▶ [Task requirements] Reproduce every line of the listing as written, apart from the pictures.

▶ [Provided material]

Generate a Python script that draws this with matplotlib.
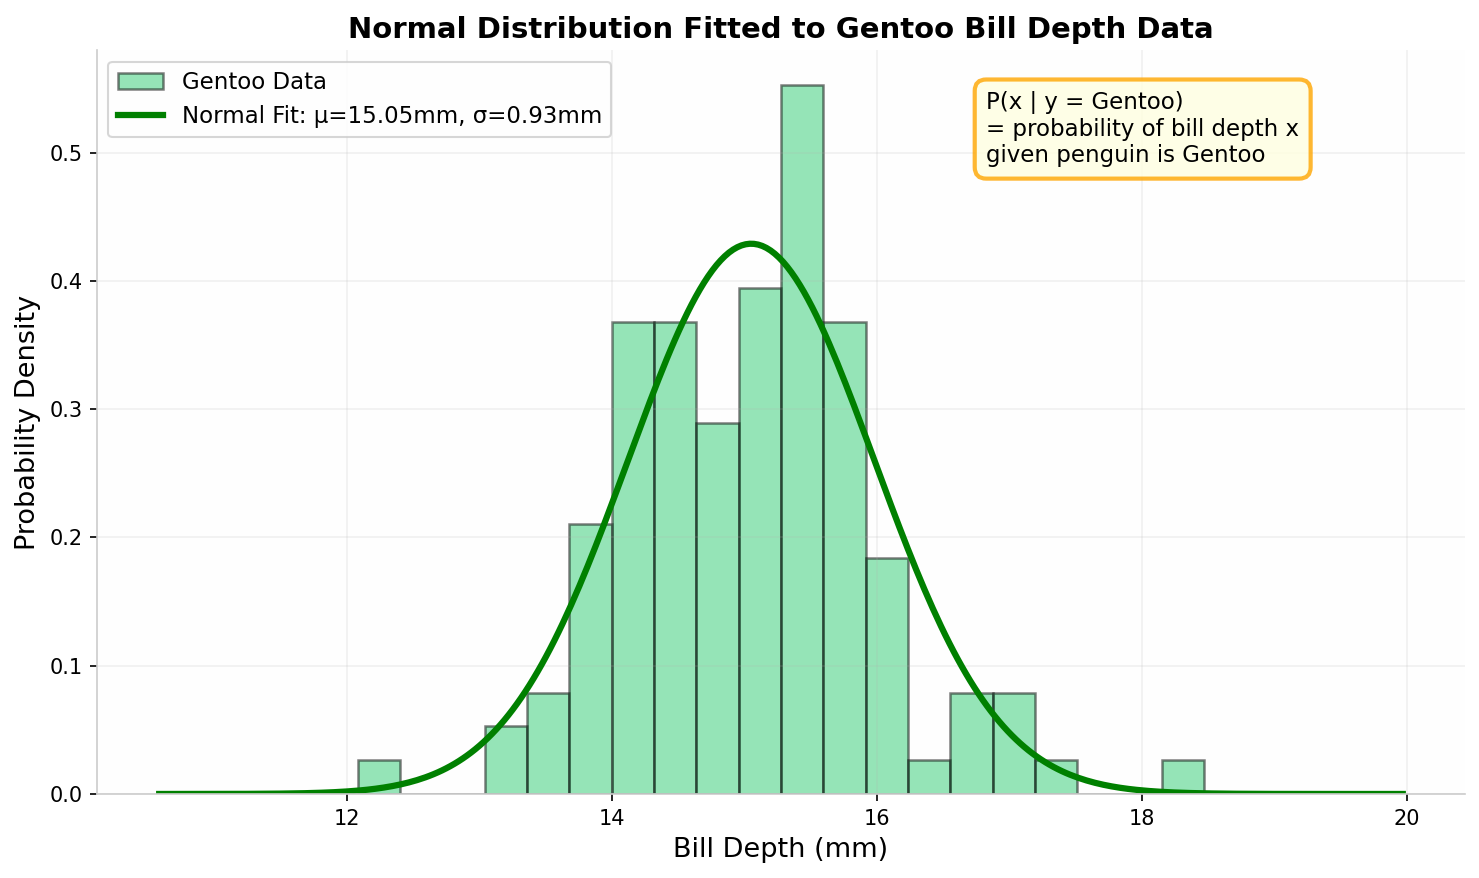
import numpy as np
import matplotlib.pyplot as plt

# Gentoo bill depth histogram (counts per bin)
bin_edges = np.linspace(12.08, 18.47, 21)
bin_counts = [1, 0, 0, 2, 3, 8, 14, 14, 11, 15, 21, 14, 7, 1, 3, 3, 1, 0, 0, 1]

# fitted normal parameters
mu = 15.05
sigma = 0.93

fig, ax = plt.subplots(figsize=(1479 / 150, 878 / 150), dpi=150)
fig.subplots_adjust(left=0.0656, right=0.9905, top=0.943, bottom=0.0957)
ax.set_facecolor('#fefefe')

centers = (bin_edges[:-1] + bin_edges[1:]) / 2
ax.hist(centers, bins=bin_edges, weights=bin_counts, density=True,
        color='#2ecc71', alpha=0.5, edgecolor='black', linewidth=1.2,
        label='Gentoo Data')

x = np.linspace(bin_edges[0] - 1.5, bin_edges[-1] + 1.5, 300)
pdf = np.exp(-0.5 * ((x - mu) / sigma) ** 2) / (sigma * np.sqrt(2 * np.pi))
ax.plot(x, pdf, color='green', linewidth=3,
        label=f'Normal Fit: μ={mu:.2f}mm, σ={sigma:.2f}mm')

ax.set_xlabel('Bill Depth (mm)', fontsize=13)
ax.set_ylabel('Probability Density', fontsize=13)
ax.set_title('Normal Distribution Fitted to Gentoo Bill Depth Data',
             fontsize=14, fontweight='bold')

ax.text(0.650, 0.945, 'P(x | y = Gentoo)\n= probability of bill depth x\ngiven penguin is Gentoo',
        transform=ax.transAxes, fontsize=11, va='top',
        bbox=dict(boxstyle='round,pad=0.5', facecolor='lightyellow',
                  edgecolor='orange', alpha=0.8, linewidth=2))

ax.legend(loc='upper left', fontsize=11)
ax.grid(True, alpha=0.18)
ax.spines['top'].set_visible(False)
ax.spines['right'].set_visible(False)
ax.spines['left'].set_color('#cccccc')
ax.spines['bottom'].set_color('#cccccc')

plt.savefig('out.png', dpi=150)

▶ [Exercise solution]
Generate a Python script that draws this with matplotlib.
import numpy as np
import matplotlib.pyplot as plt

# Gentoo bill depth histogram (counts per bin)
bin_edges = np.linspace(12.08, 18.47, 21)
bin_counts = [1, 0, 0, 2, 3, 8, 14, 14, 11, 15, 21, 14, 7, 1, 3, 3, 1, 0, 0, 1]

# fitted normal parameters
mu = 15.05
sigma = 0.93

fig, ax = plt.subplots(figsize=(1479 / 150, 878 / 150), dpi=150)
fig.subplots_adjust(left=0.0656, right=0.9905, top=0.943, bottom=0.0957)
ax.set_facecolor('#fefefe')

centers = (bin_edges[:-1] + bin_edges[1:]) / 2
ax.hist(centers, bins=bin_edges, weights=bin_counts, density=True,
        color='#2ecc71', alpha=0.5, edgecolor='black', linewidth=1.2,
        label='Gentoo Data')

x = np.linspace(bin_edges[0] - 1.5, bin_edges[-1] + 1.5, 300)
pdf = np.exp(-0.5 * ((x - mu) / sigma) ** 2) / (sigma * np.sqrt(2 * np.pi))
ax.plot(x, pdf, color='green', linewidth=3,
        label=f'Normal Fit: μ={mu:.2f}mm, σ={sigma:.2f}mm')

ax.set_xlabel('Bill Depth (mm)', fontsize=13)
ax.set_ylabel('Probability Density', fontsize=13)
ax.set_title('Normal Distribution Fitted to Gentoo Bill Depth Data',
             fontsize=14, fontweight='bold')

ax.text(0.650, 0.945, 'P(x | y = Gentoo)\n= probability of bill depth x\ngiven penguin is Gentoo',
        transform=ax.transAxes, fontsize=11, va='top',
        bbox=dict(boxstyle='round,pad=0.5', facecolor='lightyellow',
                  edgecolor='orange', alpha=0.8, linewidth=2))

ax.legend(loc='upper left', fontsize=11)
ax.grid(True, alpha=0.18)
ax.spines['top'].set_visible(False)
ax.spines['right'].set_visible(False)
ax.spines['left'].set_color('#cccccc')
ax.spines['bottom'].set_color('#cccccc')

plt.savefig('out.png', dpi=150)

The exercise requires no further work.